There's a group out of Los Angeles called Rilo Kiley who've had a couple of records out that are really good. Pete Thomas' daughter has a band (The Like), they're all teenagers, and Rilo Kiley are friends of theirs. They're a little bit older, but they're on the LA scene. Some of those bands have a similar sound but Rilo Kiley have a couple of really good songwriters. The girl that sings (Jenny Lewis) is a really good lyricist. They record in Ohio or somewhere (Nebraska actually). I just got sent a white label of their new one (More Adventures) and the songs are tremendous. They have that eye for detail The Street's songs have, but it's a totally different culture. I don't know where the stories are coming from but one of the songs is about a girl having a conversation with a friend. She's saying "Remember when we said if you weren't free, that was the end of our lives? And now you're settled down, you're married and you've got a place that sells antiques and your baby's on the way. Meanwhile I've got this man who writes to me twice a week and says he's gonna come and see me out in California". And it goes on, and the song turns round again, and the next verse says something like, "You called me up and you were crying and you said that you only married cause you thought your time was running out, and you heard your husband on the phone to some woman saying 'I love you baby, I'll leave her, I'm coming to California'..." You realise at the very end it's her friend who's betrayed her. Totally amazing. And it's all in a three-minute song. And the melodies! They're young, but the melodies are like Nilsson or George Harrison melodies. From a weird place that you'd never imagine a band their age relating to. Popular songs, not trying to be hip or pounding or anything. Just really well written.

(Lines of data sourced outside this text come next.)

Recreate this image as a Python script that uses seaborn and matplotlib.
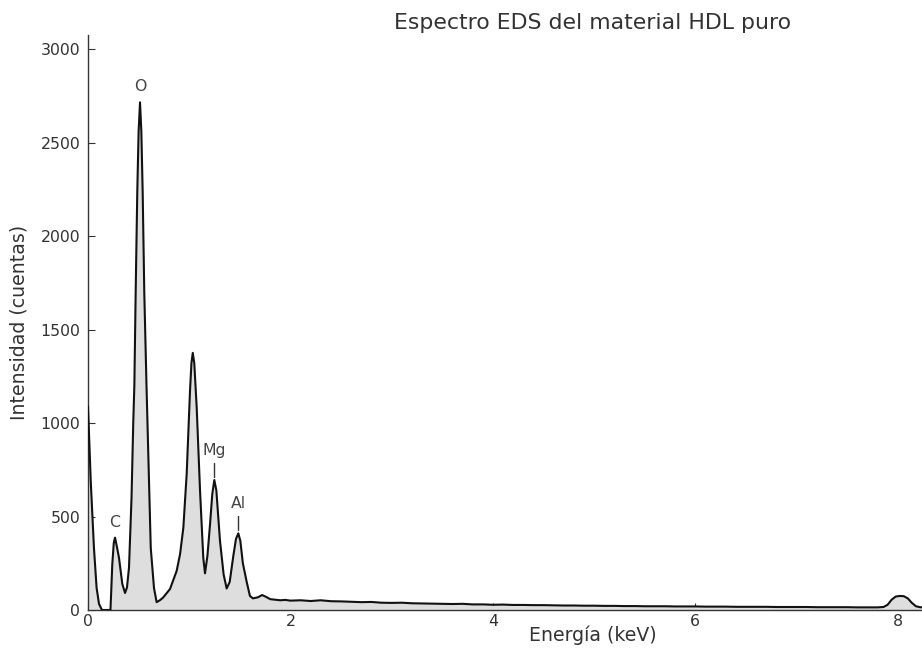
import numpy as np
import pandas as pd
import matplotlib
matplotlib.use("Agg")
import matplotlib.pyplot as plt
import seaborn as sns

# ---- data ----
energy_kev = [
    0.000, 0.027, 0.059, 0.085, 0.109, 0.138, 0.180, 0.222,
    0.240, 0.255, 0.267, 0.285, 0.306, 0.339, 0.366, 0.385, 0.405, 0.430, 0.447,
    0.458, 0.471, 0.487, 0.500, 0.514, 0.527, 0.540, 0.556, 0.578, 0.603, 0.620,
    0.652, 0.678, 0.710, 0.741, 0.810, 0.876, 0.910, 0.942, 0.975, 1.008, 1.022,
    1.035, 1.050, 1.074, 1.107, 1.139, 1.156, 1.180, 1.206, 1.228, 1.248, 1.268,
    1.304, 1.340, 1.370, 1.400, 1.436, 1.462, 1.485, 1.505, 1.530, 1.568, 1.600,
    1.630, 1.680, 1.720, 1.760, 1.800, 1.850, 1.900, 1.950, 2.000, 2.100, 2.200,
    2.300, 2.400, 2.500, 2.600, 2.700, 2.800, 2.900, 3.000, 3.100, 3.200, 3.300,
    3.400, 3.500, 3.600, 3.700, 3.800, 3.900, 4.000, 4.100, 4.200, 4.300, 4.400,
    4.500, 4.600, 4.700, 4.800, 4.900, 5.000, 5.100, 5.200, 5.300, 5.400, 5.500,
    5.600, 5.700, 5.800, 5.900, 6.000, 6.100, 6.200, 6.300, 6.400, 6.500, 6.600,
    6.700, 6.800, 6.900, 7.000, 7.100, 7.200, 7.300, 7.400, 7.500, 7.600, 7.700,
    7.800, 7.860, 7.900, 7.940, 7.980, 8.020, 8.060, 8.100, 8.140, 8.180, 8.220,
    8.260,
]
intensity = [
    1090, 690, 330, 118, 32, 0, 0, 0,
    245, 360, 387, 340, 280, 139, 91, 120, 226, 600, 1000,
    1200, 1700, 2240, 2560, 2715, 2560, 2240, 1700, 1200, 690, 332,
    118, 42, 52, 66, 112, 209, 300, 440, 728, 1173, 1320,
    1375, 1320, 1082, 637, 279, 196, 290, 460, 620, 695, 640,
    370, 190, 115, 150, 290, 380, 410, 370, 250, 150, 75,
    62, 68, 80, 70, 58, 55, 52, 54, 50, 52, 48,
    52, 47, 46, 44, 42, 43, 39, 38, 39, 36, 35,
    34, 33, 32, 33, 30, 30, 28, 29, 27, 27, 26,
    26, 25, 24, 24, 23, 23, 22, 22, 21, 21, 20,
    20, 20, 19, 19, 19, 18, 18, 18, 17, 17, 17,
    17, 16, 16, 16, 16, 15, 15, 15, 15, 14, 14,
    14, 16, 28, 55, 72, 75, 74, 62, 38, 20, 15,
    14,
]
peak_labels = ["C", "O", "Mg", "Al"]
peak_energy = [0.267, 0.514, 1.248, 1.485]
peak_marker_line = [False, False, True, True]

x_ticks = [0, 2, 4, 6, 8]
y_ticks = [0, 500, 1000, 1500, 2000, 2500, 3000]

title = "Espectro EDS del material HDL puro"
x_label = "Energía (keV)"
y_label = "Intensidad (cuentas)"

df = pd.DataFrame({"energy": energy_kev, "counts": intensity})

# ---- figure ----
sns.set_style("ticks")
plt.rcParams["font.family"] = ["DejaVu Sans"]

fig = plt.figure(figsize=(9.22, 6.57), dpi=100)
ax = fig.add_axes([88 / 922, 47 / 657, 1 - 88 / 922, (610 - 35) / 657])

ax.fill_between(df["energy"], 0, df["counts"], color="#dedede", linewidth=0, zorder=1)
sns.lineplot(data=df, x="energy", y="counts", ax=ax, color="#111111",
             linewidth=1.5, zorder=3, sort=False)

ax.set_xlim(0, 8.24)
ax.set_ylim(0, 3075)
ax.set_xticks(x_ticks)
ax.set_yticks(y_ticks)
ax.set_xticklabels([str(t) for t in x_ticks])
ax.set_yticklabels([str(t) for t in y_ticks])

ax.tick_params(direction="in", length=5, width=0.8, colors="#333333",
               labelsize=11.3, labelcolor="#333333")
ax.tick_params(axis="y", pad=5.5)
ax.tick_params(axis="x", pad=3)

for side in ["top", "right"]:
    ax.spines[side].set_visible(False)
for side in ["left", "bottom"]:
    ax.spines[side].set_color("#333333")
    ax.spines[side].set_linewidth(1.0)

ax.set_xlabel(x_label, fontsize=13.6, color="#333333")
ax.xaxis.set_label_coords(505 / 834, -0.027)
ax.set_ylabel(y_label, fontsize=13.6, color="#333333")
ax.yaxis.set_label_coords(-0.071, 0.5)
ax.set_title(title, fontsize=15.8, color="#333333", x=505 / 834, pad=4)

# peak annotations
px_per_pt = 100 / 72
for lab, e, has_line in zip(peak_labels, peak_energy, peak_marker_line):
    pk = float(np.interp(e, energy_kev, intensity))
    if has_line:
        ax.plot([e, e],
                [pk + 3 / 0.187, pk + 17 / 0.187],
                color="#333333", linewidth=1.0, zorder=4)
        off = 30
    else:
        off = 15.5
    ax.annotate(lab, xy=(e, pk), xytext=(0, off / px_per_pt),
                textcoords="offset points", ha="center", va="center",
                fontsize=11.3, color="#444444")

fig.savefig("out.png", dpi=100)
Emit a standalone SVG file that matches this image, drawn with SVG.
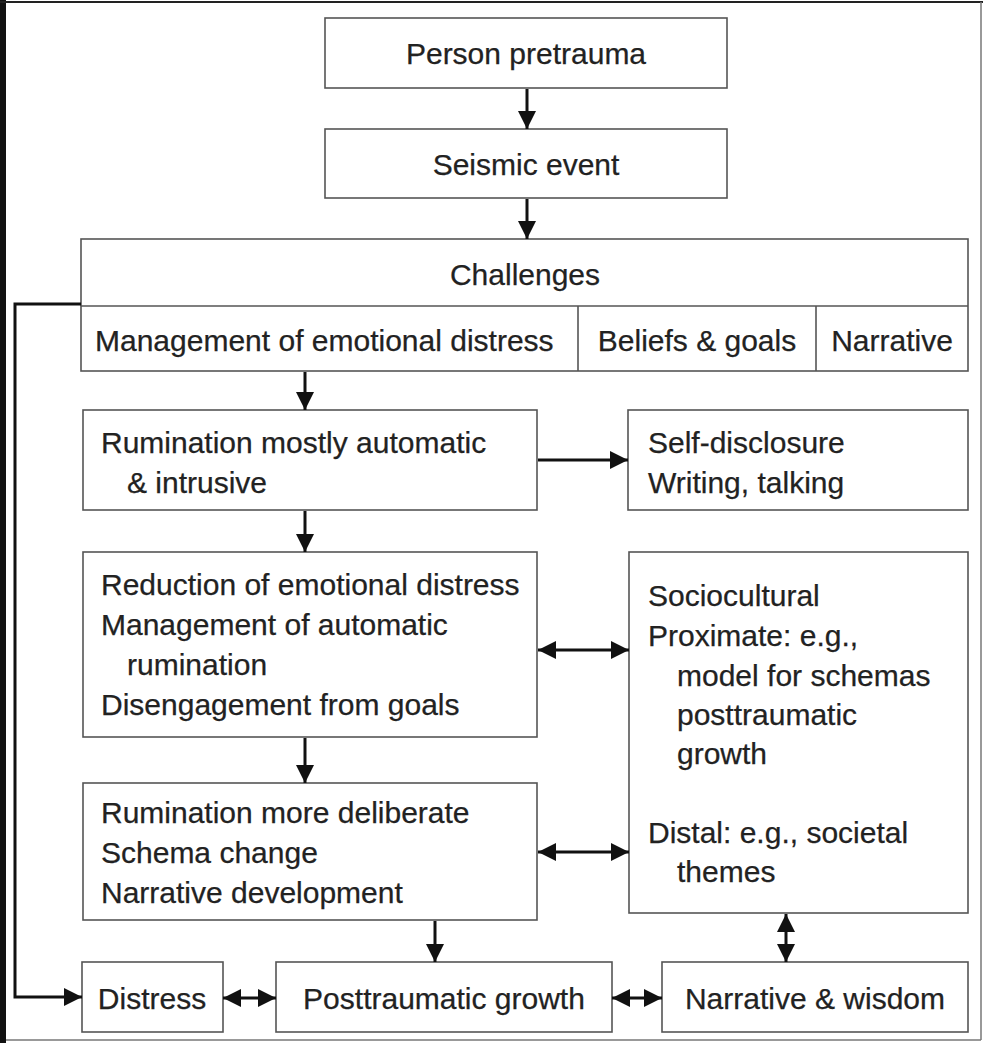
<svg xmlns="http://www.w3.org/2000/svg" width="983" height="1043" viewBox="0 0 983 1043">
<style>
.box{fill:#fff;stroke:#555;stroke-width:1.6}
.div{stroke:#555;stroke-width:1.6;fill:none}
.t{font-family:"Liberation Sans",Arial,sans-serif;font-size:30px;fill:#222;stroke:#222;stroke-width:0.25}
.c{text-anchor:middle}
.con{stroke:#111;stroke-width:3;fill:none}
.one{marker-end:url(#ah)}
.two{marker-start:url(#ah);marker-end:url(#ah)}
</style>
<defs>
<marker id="ah" viewBox="0 0 18 18" refX="18" refY="9" markerWidth="18" markerHeight="18" markerUnits="userSpaceOnUse" orient="auto-start-reverse">
<path d="M0,0 L18,9 L0,18 z" fill="#111"/>
</marker>
</defs>
<rect x="0" y="0" width="983" height="1043" fill="#fff"/>
<rect x="0" y="0" width="6" height="1043" fill="#111"/>
<line x1="0" y1="2" x2="983" y2="2" stroke="#222" stroke-width="2"/>
<line x1="981" y1="2" x2="981" y2="1040" stroke="#777" stroke-width="1.5"/>
<line x1="6" y1="1040" x2="981" y2="1040" stroke="#777" stroke-width="1.5"/>

<g id="person-pretrauma">
<rect class="box" x="325" y="18" width="402" height="70"/>
<text class="t c" x="526" y="64">Person pretrauma</text>
</g>
<g id="seismic-event">
<rect class="box" x="325" y="129" width="402" height="69"/>
<text class="t c" x="526" y="175">Seismic event</text>
</g>
<g id="challenges">
<rect class="box" x="81" y="239" width="887" height="132"/>
<line class="div" x1="81" y1="306" x2="968" y2="306"/>
<line class="div" x1="578" y1="306" x2="578" y2="371"/>
<line class="div" x1="816" y1="306" x2="816" y2="371"/>
<text class="t c" x="525" y="285">Challenges</text>
<text class="t" x="95" y="351">Management of emotional distress</text>
<text class="t c" x="697" y="351">Beliefs &amp; goals</text>
<text class="t c" x="892" y="351">Narrative</text>
</g>
<g id="rumination-automatic">
<rect class="box" x="83" y="410" width="454" height="100"/>
<text class="t" x="101" y="453">Rumination mostly automatic</text>
<text class="t" x="127" y="493">&amp; intrusive</text>
</g>
<g id="self-disclosure">
<rect class="box" x="628" y="410" width="340" height="100"/>
<text class="t" x="648" y="453">Self-disclosure</text>
<text class="t" x="648" y="493">Writing, talking</text>
</g>
<g id="reduction">
<rect class="box" x="83" y="552" width="454" height="185"/>
<text class="t" x="101" y="595">Reduction of emotional distress</text>
<text class="t" x="101" y="635">Management of automatic</text>
<text class="t" x="127" y="675">rumination</text>
<text class="t" x="101" y="715">Disengagement from goals</text>
</g>
<g id="sociocultural">
<rect class="box" x="629" y="552" width="339" height="361"/>
<text class="t" x="648" y="606">Sociocultural</text>
<text class="t" x="648" y="646">Proximate: e.g.,</text>
<text class="t" x="677" y="686">model for schemas</text>
<text class="t" x="677" y="725">posttraumatic</text>
<text class="t" x="677" y="764">growth</text>
<text class="t" x="648" y="843">Distal: e.g., societal</text>
<text class="t" x="677" y="882">themes</text>
</g>
<g id="rumination-deliberate">
<rect class="box" x="83" y="783" width="454" height="137"/>
<text class="t" x="101" y="823">Rumination more deliberate</text>
<text class="t" x="101" y="863">Schema change</text>
<text class="t" x="101" y="903">Narrative development</text>
</g>
<g id="distress">
<rect class="box" x="82" y="962" width="141" height="70"/>
<text class="t c" x="152" y="1009">Distress</text>
</g>
<g id="posttraumatic-growth">
<rect class="box" x="276" y="962" width="336" height="70"/>
<text class="t c" x="444" y="1009">Posttraumatic growth</text>
</g>
<g id="narrative-wisdom">
<rect class="box" x="662" y="962" width="306" height="70"/>
<text class="t c" x="815" y="1009">Narrative &amp; wisdom</text>
</g>

<g id="connectors">
<line class="con one" x1="527" y1="89" x2="527" y2="129"/>
<line class="con one" x1="527" y1="199" x2="527" y2="239"/>
<line class="con one" x1="305" y1="372" x2="305" y2="410"/>
<line class="con one" x1="538" y1="460" x2="628" y2="460"/>
<line class="con one" x1="305" y1="511" x2="305" y2="552"/>
<line class="con two" x1="538" y1="650" x2="629" y2="650"/>
<line class="con one" x1="305" y1="738" x2="305" y2="783"/>
<line class="con two" x1="538" y1="852" x2="629" y2="852"/>
<line class="con one" x1="435" y1="921" x2="435" y2="962"/>
<line class="con two" x1="786" y1="914" x2="786" y2="962"/>
<line class="con two" x1="223" y1="998" x2="276" y2="998"/>
<line class="con two" x1="612" y1="998" x2="662" y2="998"/>
<polyline class="con one" points="81,304 15,304 15,997 82,997"/>
</g>
</svg>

Olabelle I really like. They're a group that play traditional gospel. They have about six singers and they're great. Amy Helm is one of them, she's Levon Helm's daughter, so I don't know, maybe they grew up around Woodstock. They're on DMZ, which is T-Bone Burnett's label, and they're on tour with Diana (Krall) just now. It's a different thing for her to have that kind of group opening up for a jazz concert.

And hey - I like my wife's record too!

BOOKS:

East of Nowhere by my friend Robert Chalmers is a great book about a tabloid editor who falls spectacularly from grace, and is improbably redeemed. It's fantastic, really funny. I actually wrote a note for the book: "This is the book that justifies the use of the words 'dark' and 'savage' that they attach to so many books, falsely"

I'm reading a Hans Christian Anderson biography at the moment, but that's more for research (for a piece of musical theatre Costello is writing to mark next year's bicentenary of the birth of the Danish author) but it's still a pleasure to read. His life was extrememly odd, very interesting, very bizarre.

FILM/DVD:

There's one Hank Williams documentary (Honky Tonk Blues) which I loved - it has all this footage of him singing which they found recently. Is it warts and all? You can't avoid warts when he died in the back of a car! He didn't die a very glorious death - it's a sad story - but you get a lot of interviews with people that really knew him, family and one of his ex-wives. You know, he was young when he died (29); he could still be alive now.

I went to the movies to see Fahrenheit 9/11. Moore's saying a lot of things that we knew already, but he's making sure the story gets across. Things in it were fantastic, but as a piece of filmmaking it's got flaws - the weight attached to certain things was sometimes questionable. The right-wing press used that to devalue the argument. But it doesn't mean it's worthless, it just means he's not Orson Welles or Hitchcock or Renoir. He's a propogandist, a provocateur, and as that, he's great. Somebody has to do that right now. If it get's the guy out, if some people actually wake up and question something, even if not every argument holds up, that's good. A hundred million people didn't vote last time, and if they all vote, that's the best thing that could happen. They've got to vote this time. And not for the wrong guy.